§ Task details: Below, locate the line that contains "Convert this chart to Plotly code.". Repeat exactly from that line to the line that contains "import plotly.graph_objects as go", inclusive, leaving out the pictures.

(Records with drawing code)
**********

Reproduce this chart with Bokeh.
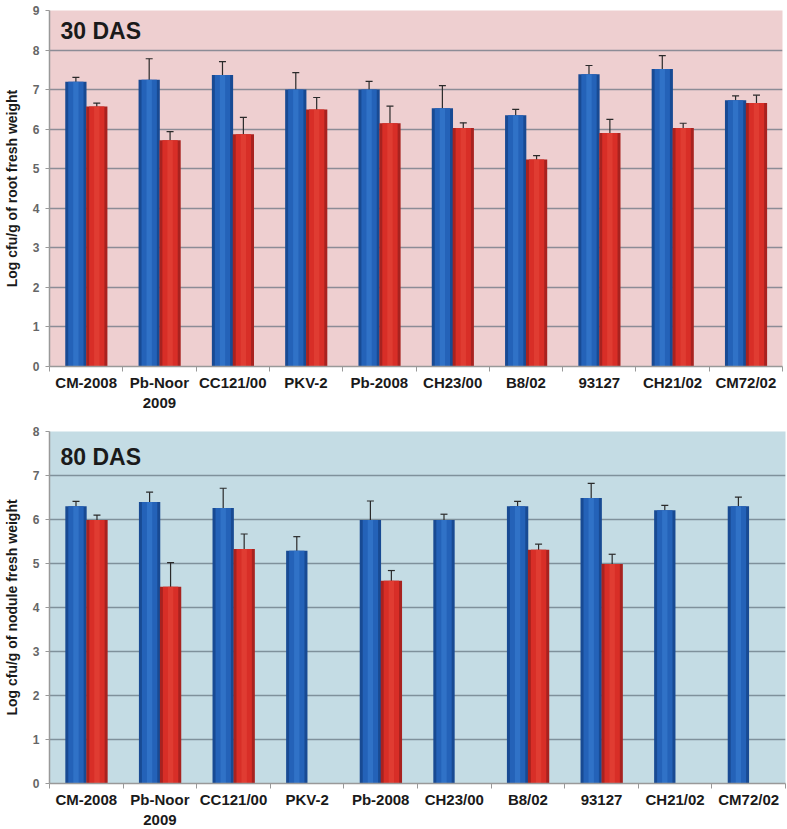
import pandas as pd
from bokeh.plotting import figure
from bokeh.layouts import column
from bokeh.models import (ColumnDataSource, Range1d, FixedTicker, Whisker, TeeHead, Label)
from bokeh.embed import file_html
from bokeh.resources import INLINE

# ---------------- data ----------------
categories = ["CM-2008", "Pb-Noor\n2009", "CC121/00", "PKV-2", "Pb-2008",
              "CH23/00", "B8/02", "93127", "CH21/02", "CM72/02"]

das30_blue = [7.20, 7.25, 7.37, 7.00, 7.00, 6.53, 6.35, 7.39, 7.52, 6.73]
das30_blue_err = [0.11, 0.53, 0.34, 0.43, 0.21, 0.57, 0.15, 0.22, 0.34, 0.11]
das30_red = [6.57, 5.72, 5.87, 6.50, 6.15, 6.03, 5.23, 5.90, 6.03, 6.66]
das30_red_err = [0.09, 0.22, 0.43, 0.30, 0.43, 0.13, 0.10, 0.35, 0.12, 0.20]

das80_blue = [6.30, 6.40, 6.26, 5.29, 5.99, 5.99, 6.30, 6.49, 6.21, 6.30]
das80_blue_err = [0.11, 0.22, 0.45, 0.32, 0.43, 0.13, 0.11, 0.33, 0.11, 0.21]
das80_red = [5.99, 4.47, 5.33, None, 4.61, None, 5.31, 4.99, None, None]
das80_red_err = [0.11, 0.55, 0.34, None, 0.23, None, 0.13, 0.22, None, None]

BLUE_DARK, BLUE, BLUE_LIGHT = "#184a93", "#2462b8", "#3b7fd3"
RED_DARK, RED, RED_LIGHT = "#a8221f", "#d82e27", "#e8483c"
FONT = "Liberation Sans"

BAR_W = 0.29
OFF_BLUE = -0.14
OFF_RED = 0.145


def series_source(vals, errs, offset):
    df = pd.DataFrame({"val": vals, "err": errs})
    df["pos"] = df.index + 0.5 + offset
    df = df.dropna()
    df["upper"] = df["val"] + df["err"]
    df["lower"] = df["val"] - df["err"]
    return ColumnDataSource(df)


def draw_bars(p, src, dark, mid, light):
    p.vbar(x="pos", top="val", bottom=0, width=BAR_W, source=src,
           fill_color=dark, line_color=None)
    p.vbar(x="pos", top="val", bottom=0, width=BAR_W * 0.72, source=src,
           fill_color=mid, line_color=None)
    p.vbar(x="pos", top="val", bottom=0, width=BAR_W * 0.25, source=src,
           fill_color=light, line_color=None, fill_alpha=0.55)
    w = Whisker(source=src, base="pos", upper="upper", lower="lower",
                line_color="#2a2a2a", line_width=1.2,
                upper_head=TeeHead(size=7, line_color="#2a2a2a", line_width=1.2),
                lower_head=TeeHead(size=7, line_color="#2a2a2a", line_width=1.2))
    p.add_layout(w)


def make_panel(title, ylabel, ymax, bg, grid, blue, blue_err, red, red_err,
               min_left, frame_w, frame_h, top_border, title_y):
    p = figure(frame_width=frame_w, frame_height=frame_h,
               x_range=Range1d(0, len(categories)), y_range=Range1d(0, ymax),
               output_backend="svg", toolbar_location=None,
               min_border_left=min_left, min_border_right=2,
               min_border_top=top_border, min_border_bottom=0)
    p.background_fill_color = bg
    p.border_fill_color = "white"
    p.outline_line_color = None

    p.xgrid.grid_line_color = None
    p.ygrid.grid_line_color = grid
    p.ygrid.grid_line_width = 1.4
    p.yaxis.ticker = FixedTicker(ticks=list(range(0, ymax + 1)))

    centers = [i + 0.5 for i in range(len(categories))]
    p.xaxis.ticker = FixedTicker(ticks=centers,
                                 minor_ticks=list(range(0, len(categories) + 1)))
    p.xaxis.major_label_overrides = {c: lab for c, lab in zip(centers, categories)}
    p.xaxis.major_tick_out = 0
    p.xaxis.major_tick_in = 0
    p.xaxis.minor_tick_out = 5
    p.xaxis.minor_tick_in = 0
    p.xaxis.minor_tick_line_color = "#999999"
    p.xaxis.axis_line_color = "#999999"
    p.xaxis.axis_line_width = 1.5
    p.xaxis.major_label_text_font = FONT
    p.xaxis.major_label_text_font_style = "bold"
    p.xaxis.major_label_text_font_size = "15px"
    p.xaxis.major_label_text_color = "#1a1a1a"
    p.xaxis.major_label_standoff = 2

    p.yaxis.axis_line_color = "#999999"
    p.yaxis.axis_line_width = 1.5
    p.yaxis.major_tick_out = 4
    p.yaxis.major_tick_in = 0
    p.yaxis.major_tick_line_color = "#999999"
    p.yaxis.minor_tick_line_color = None
    p.yaxis.major_label_text_font = FONT
    p.yaxis.major_label_text_font_style = "bold"
    p.yaxis.major_label_text_font_size = "12px"
    p.yaxis.major_label_text_color = "#666666"
    p.yaxis.major_label_standoff = 6
    p.yaxis.axis_label = ylabel
    p.yaxis.axis_label_text_font = FONT
    p.yaxis.axis_label_text_font_style = "bold"
    p.yaxis.axis_label_text_font_size = "14px"
    p.yaxis.axis_label_text_color = "#1a1a1a"
    p.yaxis.axis_label_standoff = 10

    bsrc = series_source(blue, blue_err, OFF_BLUE)
    rsrc = series_source(red, red_err, OFF_RED)
    draw_bars(p, bsrc, BLUE_DARK, BLUE, BLUE_LIGHT)
    draw_bars(p, rsrc, RED_DARK, RED, RED_LIGHT)

    p.add_layout(Label(x=0.15, y=title_y, text=title, text_font=FONT,
                       text_font_style="bold", text_font_size="23px",
                       text_color="#1a1a1a", text_baseline="alphabetic"))
    return p


p1 = make_panel("30 DAS", "Log cfu/g of root fresh weight", 9, "#eecfd0", "#8c8c96",
                das30_blue, das30_blue_err, das30_red, das30_red_err,
                min_left=44, frame_w=733, frame_h=356, top_border=10, title_y=8.47)
p2 = make_panel("80 DAS", "Log cfu/g of nodule fresh weight", 8, "#c4dce4", "#7f919b",
                das80_blue, das80_blue_err, das80_red, das80_red_err,
                min_left=41, frame_w=736, frame_h=352, top_border=18, title_y=7.41)

layout = column(p1, p2, spacing=0)
open("out.html", "w").write(file_html(layout, INLINE))
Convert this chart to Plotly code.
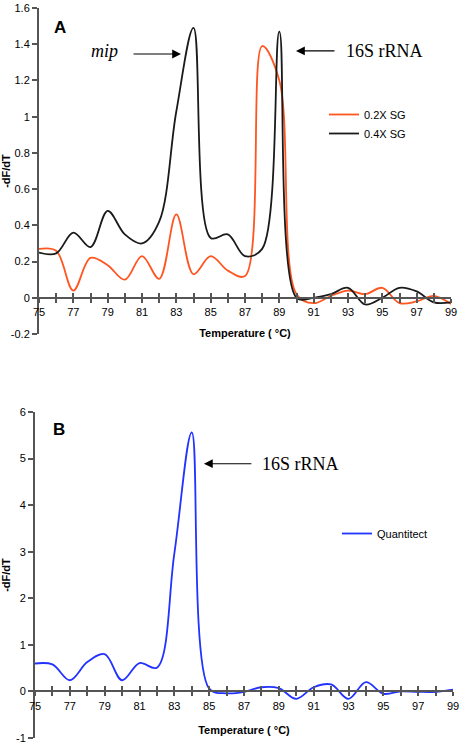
import plotly.graph_objects as go

# ---------------- data ----------------
temps = list(range(75, 100))
sg_02 = [0.27, 0.26, 0.04, 0.22, 0.18, 0.10, 0.23, 0.105, 0.46, 0.13, 0.23, 0.15, 0.12,
         1.39, 1.20, 0.02, -0.03, 0.01, 0.04, 0.02, 0.055, -0.03, -0.02, 0.01, -0.035]
sg_04 = [0.25, 0.245, 0.36, 0.28, 0.48, 0.35, 0.30, 0.42, 1.03, 1.49, 0.33, 0.35, 0.23,
         0.27, 1.47, 0.0, 0.0, 0.02, 0.055, -0.037, 0.0, 0.055, 0.035, -0.025, -0.025]
quantitect = [0.60, 0.58, 0.24, 0.63, 0.80, 0.24, 0.61, 0.51, 2.96, 5.56, 0.06, -0.04, -0.01,
              0.09, 0.07, -0.16, 0.09, 0.15, -0.16, 0.20, -0.05, 0.0, -0.01, -0.01, 0.04]

x_tickvals = list(range(75, 100))
x_ticktext = [str(t) if (t - 75) % 2 == 0 else "" for t in x_tickvals]

a_yvals = [-0.2, 0, 0.2, 0.4, 0.6, 0.8, 1.0, 1.2, 1.4, 1.6]
a_ytext = ["-0.2", "0", "0.2", "0.4", "0.6", "0.8", "1", "1.2", "1.4", "1.6"]
b_yvals = [-1, 0, 1, 2, 3, 4, 5, 6]
b_ytext = ["-1", "0", "1", "2", "3", "4", "5", "6"]

series_names = ["0.2X SG", "0.4X SG", "Quantitect"]

# ---------------- layout geometry ----------------
W, H = 461, 751
A_range = [-0.2, 1.6]
B_range = [-1, 6]
A_xdom = [39 / W, 451 / W]
B_xdom = [35 / W, 453 / W]
A_ydom = [1 - 334 / H, 1 - 8 / H]
B_ydom = [1 - 738 / H, 1 - 412 / H]


def zero_pos(dom, rng):
    return dom[0] + (0 - rng[0]) / (rng[1] - rng[0]) * (dom[1] - dom[0])


AXCOL = "#555555"
FONT = "Liberation Sans, Arial, sans-serif"
SERIF = "Liberation Serif, Times New Roman, serif"

fig = go.Figure()
fig.add_trace(go.Scatter(x=temps, y=sg_02, name=series_names[0], mode="lines",
                         line=dict(color="#FF5520", width=1.8, shape="spline", smoothing=1),
                         xaxis="x", yaxis="y", legend="legend"))
fig.add_trace(go.Scatter(x=temps, y=sg_04, name=series_names[1], mode="lines",
                         line=dict(color="#1a1a1a", width=1.8, shape="spline", smoothing=1),
                         xaxis="x", yaxis="y", legend="legend"))
fig.add_trace(go.Scatter(x=temps, y=quantitect, name=series_names[2], mode="lines",
                         line=dict(color="#2233FF", width=1.8, shape="spline", smoothing=1),
                         xaxis="x2", yaxis="y2", legend="legend2"))

xcommon = dict(range=[75, 99], tickmode="array", tickvals=x_tickvals, showgrid=False,
               zeroline=False, showline=True, linecolor=AXCOL, linewidth=2,
               tickcolor=AXCOL, tickwidth=1.5, ticklen=4, anchor="free",
               tickfont=dict(family=FONT, size=11, color="black"))


def title_x(standoff):
    return dict(text="Temperature ( °C)",
                font=dict(family=FONT, size=11, color="black", weight="bold"),
                standoff=standoff)


ycommon = dict(showgrid=False, zeroline=False, showline=True, linecolor=AXCOL, linewidth=2,
               ticks="outside", tickcolor=AXCOL, tickwidth=1.5, ticklen=5, tickmode="array",
               tickfont=dict(family=FONT, size=11, color="black"))
title_y = dict(text="-dF/dT", font=dict(family=FONT, size=11, color="black", weight="bold"),
               standoff=7)

fig.update_layout(
    width=W, height=H,
    margin=dict(l=0, r=0, t=0, b=0, autoexpand=False),
    paper_bgcolor="white", plot_bgcolor="white",
    showlegend=True,
    xaxis=dict(xcommon, domain=A_xdom, position=zero_pos(A_ydom, A_range),
               ticks="outside", ticktext=x_ticktext, title=title_x(11)),
    xaxis3=dict(xcommon, domain=A_xdom, position=zero_pos(A_ydom, A_range),
                ticks="inside", ticktext=["" for _ in x_tickvals], showticklabels=False,
                overlaying="x", matches="x"),
    xaxis2=dict(xcommon, domain=B_xdom, position=zero_pos(B_ydom, B_range),
                ticks="outside", ticktext=x_ticktext, title=title_x(15)),
    xaxis4=dict(xcommon, domain=B_xdom, position=zero_pos(B_ydom, B_range),
                ticks="inside", ticktext=["" for _ in x_tickvals], showticklabels=False,
                overlaying="x2", matches="x2"),
    yaxis=dict(ycommon, domain=A_ydom, range=A_range, anchor="x", tickvals=a_yvals,
               ticktext=a_ytext, title=title_y),
    yaxis2=dict(ycommon, domain=B_ydom, range=B_range, anchor="x2", tickvals=b_yvals,
                ticktext=b_ytext, title=title_y),
    legend=dict(x=324 / W, y=1 - 100 / H, xanchor="left", yanchor="top",
                bgcolor="rgba(0,0,0,0)", font=dict(family=FONT, size=11, color="black"),
                tracegroupgap=0, itemwidth=30),
    legend2=dict(x=337 / W, y=1 - 519 / H, xanchor="left", yanchor="top",
                 bgcolor="rgba(0,0,0,0)", font=dict(family=FONT, size=11, color="black"),
                 itemwidth=30),
)

# dummy traces to activate overlay axes (crossing tick marks)
fig.add_trace(go.Scatter(x=[75], y=[None], xaxis="x3", yaxis="y", showlegend=False,
                         hoverinfo="skip"))
fig.add_trace(go.Scatter(x=[75], y=[None], xaxis="x4", yaxis="y2", showlegend=False,
                         hoverinfo="skip"))

annos = [
    dict(text="<b>A</b>", x=76.2, y=1.495, xref="x", yref="y", showarrow=False,
         font=dict(family=FONT, size=17, color="black")),
    dict(text="<i>mip</i>", x=78.84, y=1.36, xref="x", yref="y", showarrow=False,
         font=dict(family=SERIF, size=18, color="black")),
    dict(text="", x=83.27, y=1.346, ax=80.42, ay=1.346, xref="x", yref="y", axref="x",
         ayref="y", showarrow=True, arrowhead=2, arrowsize=1.6, arrowwidth=1.1,
         arrowcolor="black"),
    dict(text="16S rRNA", x=95.15, y=1.363, xref="x", yref="y", showarrow=False,
         font=dict(family=SERIF, size=18, color="black")),
    dict(text="", x=89.97, y=1.363, ax=92.3, ay=1.363, xref="x", yref="y", axref="x",
         ayref="y", showarrow=True, arrowhead=2, arrowsize=1.6, arrowwidth=1.1,
         arrowcolor="black"),
    dict(text="<b>B</b>", x=76.4, y=5.62, xref="x2", yref="y2", showarrow=False,
         font=dict(family=FONT, size=17, color="black")),
    dict(text="16S rRNA", x=90.24, y=4.89, xref="x2", yref="y2", showarrow=False,
         font=dict(family=SERIF, size=18, color="black")),
    dict(text="", x=84.7, y=4.89, ax=87.51, ay=4.89, xref="x2", yref="y2", axref="x2",
         ayref="y2", showarrow=True, arrowhead=2, arrowsize=1.6, arrowwidth=1.1,
         arrowcolor="black"),
]
fig.update_layout(annotations=annos)

fig.write_html("out.html",
               config={"displayModeBar": False},
               post_script="document.body.style.margin='0';document.body.style.padding='0';"
                           "document.documentElement.style.overflow='hidden';")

**********

§ Task answer:
Convert this chart to Plotly code.
import plotly.graph_objects as go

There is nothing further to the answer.